By the time the commission cleared, the advance had already claimed it. The daily withdrawals ran through every quiet week between closings, and nobody at the signing explained that they would.
Real estate professionals keep arriving in the MCA borrower pool for reasons that are structural rather than personal. Commission income lands in large, infrequent payments tied to closings, while the costs of staying visible (marketing, lead generation, MLS dues, brokerage splits, the vehicle, the client dinners, the office) continue without regard for the deal calendar. A funder reviews the deposit history, prices an advance against it, and begins the daily withdrawals at once. Whether anything sits in the pipeline never enters the arithmetic.

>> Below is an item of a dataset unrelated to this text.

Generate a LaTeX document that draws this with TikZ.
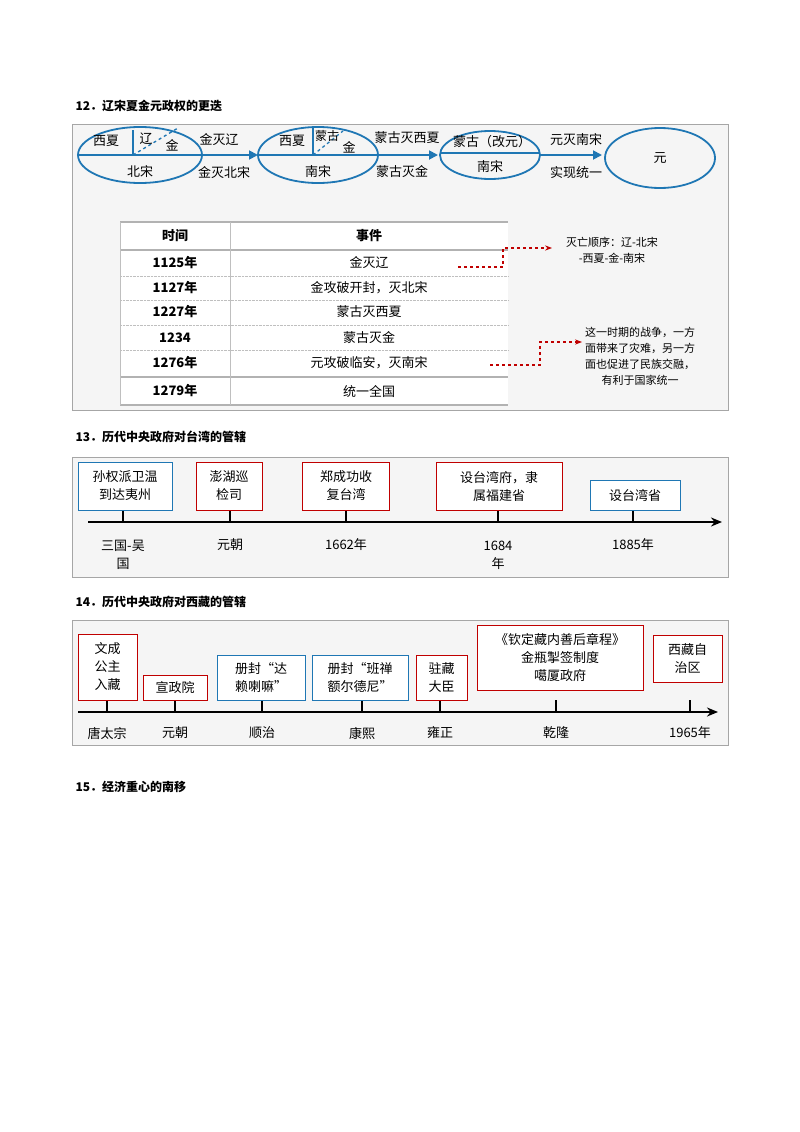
\documentclass[tikz,border=0pt]{standalone}
\usepackage{fontspec}
\setmainfont{Noto Sans CJK SC}
\usetikzlibrary{arrows.meta}
\definecolor{bl}{HTML}{1F77B4}
\definecolor{rd}{HTML}{C00000}
\begin{document}
\begin{tikzpicture}[x=1pt,y=-1pt,font=\fontsize{13}{18}\selectfont,
 ttl/.style={anchor=west,font=\fontsize{12}{14}\selectfont\bfseries},
 ell/.style={draw=bl,line width=1.8pt},
 bar/.style={draw=bl,line width=1.8pt},
 barr/.style={draw=bl,line width=1.8pt,-{Triangle[length=9pt,width=9pt,open,fill=bl]}},
 frame/.style={draw=gray!70,fill=gray!8,line width=0.6pt},
 rbox/.style={draw=rd,line width=1pt,fill=white,align=center,inner sep=3pt},
 bbox/.style={draw=bl,line width=1pt,fill=white,align=center,inner sep=3pt},
 tl/.style={line width=2.2pt,-{Stealth[length=11pt,width=9pt]}},
 tk/.style={line width=1.6pt},
 rda/.style={draw=rd,line width=1.4pt,dashed,-{Stealth[length=7pt]}}]
\useasboundingbox (0,0) rectangle (800,1132);
\fill[white] (0,0) rectangle (800,1132);
% section 12
\node[ttl] (t12) at (72,106) {12．辽宋夏金元政权的更迭};
\draw[frame] (72,124) rectangle (728,410);
\draw[ell] (140,155) ellipse [x radius=62,y radius=28];
\draw[bar] (78,155) -- (202,155);
\draw[bar] (133,130) -- (133,155);
\draw[bl,line width=1.3pt,dashed] (133,155) -- (178,128);
\node (a1) at (106,141) {西夏};
\node (a2) at (146,139) {辽};
\node (a3) at (172,145) {金};
\node (a4) at (140,172) {北宋};
\draw[ell] (318,155) ellipse [x radius=60,y radius=28];
\draw[bar] (258,155) -- (378,155);
\draw[bar] (313,128) -- (313,155);
\draw[bl,line width=1.3pt,dashed] (313,155) -- (343,131);
\node (b1) at (292,141) {西夏};
\node[font=\fontsize{12}{14}\selectfont] (b2) at (327,136) {蒙古};
\node (b3) at (349,147) {金};
\node (b4) at (318,172) {南宋};
\draw[ell] (490,155) ellipse [x radius=50,y radius=24];
\draw[bar] (441,153) -- (539,153);
\node (c1) at (492,142) {蒙古（改元）};
\node (c2) at (490,167) {南宋};
\draw[ell] (660,158) ellipse [x radius=55,y radius=30];
\node (d1) at (660,158) {元};
\coordinate (p1) at (202,155); \coordinate (p2) at (258,155);
\coordinate (p3) at (378,155); \coordinate (p4) at (438,155);
\coordinate (p5) at (540,155); \coordinate (p6) at (602,155);
\draw[barr] (p1) -- (p2);
\draw[barr] (p3) -- (p4);
\draw[barr] (p5) -- (p6);
\node (l1) at (219,140) {金灭辽};
\node (l2) at (224,173) {金灭北宋};
\node (l3) at (407,138) {蒙古灭西夏};
\node (l4) at (402,172) {蒙古灭金};
\node (l5) at (576,140) {元灭南宋};
\node (l6) at (576,173) {实现统一};
% table
\fill[white] (120,222) rectangle (508,405);
\draw[gray!60,line width=1.2pt] (120,222) -- (508,222);
\draw[gray!60,line width=1.2pt] (120,405) -- (508,405);
\draw[gray!60,line width=1.2pt] (120,250) -- (508,250);
\foreach \y in {276,300,325,350} \draw[gray!50,densely dotted] (120,\y) -- (508,\y);
\draw[gray!60,line width=1.8pt] (120,377) -- (508,377);
\draw[gray!50] (230,222) -- (230,405);
\draw[gray!50] (120,222) -- (120,405);
\node[font=\fontsize{13}{14}\selectfont\bfseries] (h1) at (175,236) {时间};
\node[font=\fontsize{13}{14}\selectfont\bfseries] (h2) at (369,236) {事件};
\foreach \n/\y/\t/\e in {r1/263/1125年/金灭辽, r2/288/1127年/金攻破开封，灭北宋, r3/312/1227年/蒙古灭西夏, r4/338/1234/蒙古灭金, r5/363/1276年/元攻破临安，灭南宋, r6/391/1279年/统一全国}{
 \node[font=\fontsize{13}{14}\selectfont\bfseries] (\n a) at (175,\y) {\t};
 \node (\n b) at (369,\y) {\e};}
\node[align=center,font=\fontsize{11}{16}\selectfont] (n1) at (612,250) {灭亡顺序：辽-北宋\\-西夏-金-南宋};
\node[align=center,font=\fontsize{11}{16}\selectfont] (n2) at (640,356) {这一时期的战争，一方\\面带来了灾难，另一方\\面也促进了民族交融，\\有利于国家统一};
\coordinate (s1) at (458,267); \coordinate (e1) at (552,248);
\draw[rda] (s1) -- (503,267) -- (503,248) -- (e1);
\coordinate (s2) at (490,365); \coordinate (e2) at (582,342);
\draw[rda] (s2) -- (540,365) -- (540,342) -- (e2);
% section 13
\node[ttl] (t13) at (72,437) {13．历代中央政府对台湾的管辖};
\draw[frame] (72,457) rectangle (728,577);
\coordinate (ta) at (88,522); \coordinate (tb) at (722,522);
\draw[tl] (ta) -- (tb);
\foreach \x in {123,230,346,498,633} \draw[tk] (\x,510) -- (\x,522);
\node[bbox,minimum width=94pt,minimum height=48pt] (k1) at (125,486) {孙权派卫温\\到达夷州};
\node[rbox,minimum width=66pt,minimum height=48pt] (k2) at (229,486) {澎湖巡\\检司};
\node[rbox,minimum width=87pt,minimum height=48pt] (k3) at (346,486) {郑成功收\\复台湾};
\node[rbox,minimum width=126pt,minimum height=48pt] (k4) at (499,486) {设台湾府，隶\\属福建省};
\node[bbox,minimum width=90pt,minimum height=30pt] (k5) at (635,495) {设台湾省};
\node[align=center] (m1) at (123,555) {三国-吴\\国};
\node (m2) at (230,545) {元朝};
\node (m3) at (346,545) {1662年};
\node[align=center] (m4) at (498,555) {1684\\年};
\node (m5) at (633,545) {1885年};
% section 14
\node[ttl] (t14) at (72,602) {14．历代中央政府对西藏的管辖};
\draw[frame] (72,620) rectangle (728,745);
\coordinate (ua) at (78,712); \coordinate (ub) at (718,712);
\draw[tl] (ua) -- (ub);
\foreach \x in {107,175,262,362,440,556,690} \draw[tk] (\x,700) -- (\x,712);
\node[rbox,minimum width=59pt,minimum height=66pt] (q1) at (107.5,667) {文成\\公主\\入藏};
\node[rbox,minimum width=64pt,minimum height=25pt] (q2) at (175,687.5) {宣政院};
\node[bbox,minimum width=88pt,minimum height=45pt] (q3) at (261,677.5) {册封“达\\赖喇嘛”};
\node[bbox,minimum width=96pt,minimum height=45pt] (q4) at (360,677.5) {册封“班禅\\额尔德尼”};
\node[rbox,minimum width=51pt,minimum height=45pt] (q5) at (441.5,677.5) {驻藏\\大臣};
\node[rbox,minimum width=166pt,minimum height=65pt] (q6) at (560,657.5) {《钦定藏内善后章程》\\金瓶掣签制度\\噶厦政府};
\node[rbox,minimum width=69pt,minimum height=47pt] (q7) at (687.5,658.5) {西藏自\\治区};
\node (w1) at (107,733) {唐太宗};
\node (w2) at (175,733) {元朝};
\node (w3) at (262,733) {顺治};
\node (w4) at (362,733) {康熙};
\node (w5) at (440,733) {雍正};
\node (w6) at (556,733) {乾隆};
\node (w7) at (690,733) {1965年};
\node[ttl] (t15) at (72,787) {15．经济重心的南移};
\end{tikzpicture}
\end{document}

Commission Income Against a Fixed Daily Draft
Commission revenue is irregular by design. An agent who closes three transactions in March can close none in April without having done anything wrong. A brokerage that moved $5 million in volume last quarter may move $2 million this quarter because rates shifted, inventory thinned, or the spring market never showed. The advance does not adjust. Its daily withdrawal was calibrated to the strongest stretch of deposits the funder could find, and it draws at that pace through the weakest, with the indifference of a parking meter.
When rates rise, transaction volume falls across the entire market, and no quantity of personal effort restores it. Tight inventory means fewer listings, fewer listings mean fewer closings, and a slowing economy thins whatever buyer pool remains. Each of these forces reduces commission income from a direction the agent cannot reach. Funders read the same market data everyone else does; they price the best quarter and collect through the worst.
The brokerage split makes the arithmetic worse. An agent on a 70/30 arrangement keeps 70% of the gross commission, yet the advance was underwritten, in most of the files we have reviewed (our sample being a practice rather than a census), against gross deposits instead of the net that survives the split. The agent services the obligation out of a number the paperwork overstates. Nobody flags this at origination.
Marketing is not a discretionary expense for anyone who lives on a pipeline. Divert the lead generation budget into the daily draft and the pipeline thins; a thinner pipeline produces fewer closings three to six months out; fewer closings leave less income against the same fixed withdrawal. The contraction arrives on a delay, which is why so few people regard it while it forms. I have yet to see a daily draft pause because inventory tightened.
Relief Options for Agents and Broker-Owners
The commission schedule is itself the strongest exhibit. MLS records, closing statements, and the deposit history establish when revenue arrived and how little pattern it kept, and that record supports both a reconciliation demand and the recharacterization argument. A fixed daily payment collected against income that arrives a handful of times a year is not a percentage of receivables. It is a loan.
For a broker-owner the exposure runs past one desk. The daily draft competes with rent, with payroll, and with the splits that keep productive agents from carrying their licenses across the street. A settlement that reduces the obligation preserves the operating capacity that makes any recovery possible for the funder at all; a partial recovery that is certain tends to be worth more than a full one that is theoretical. Counsel who has spent years around commission structures and market cyclicality will know where the pressure points sit. There are exceptions, though they tend to involve salaried teams and reserves.
And the pipeline deserves the final word. A business that must purchase its future income through present marketing cannot divert that spending into a fixed draft without shrinking the very revenue the funder claims, or claimed at signing, to have purchased. The damage arrives three to six months later, certain and quiet. Whether funders model that delay or prefer not to examine it is a question worth sitting with.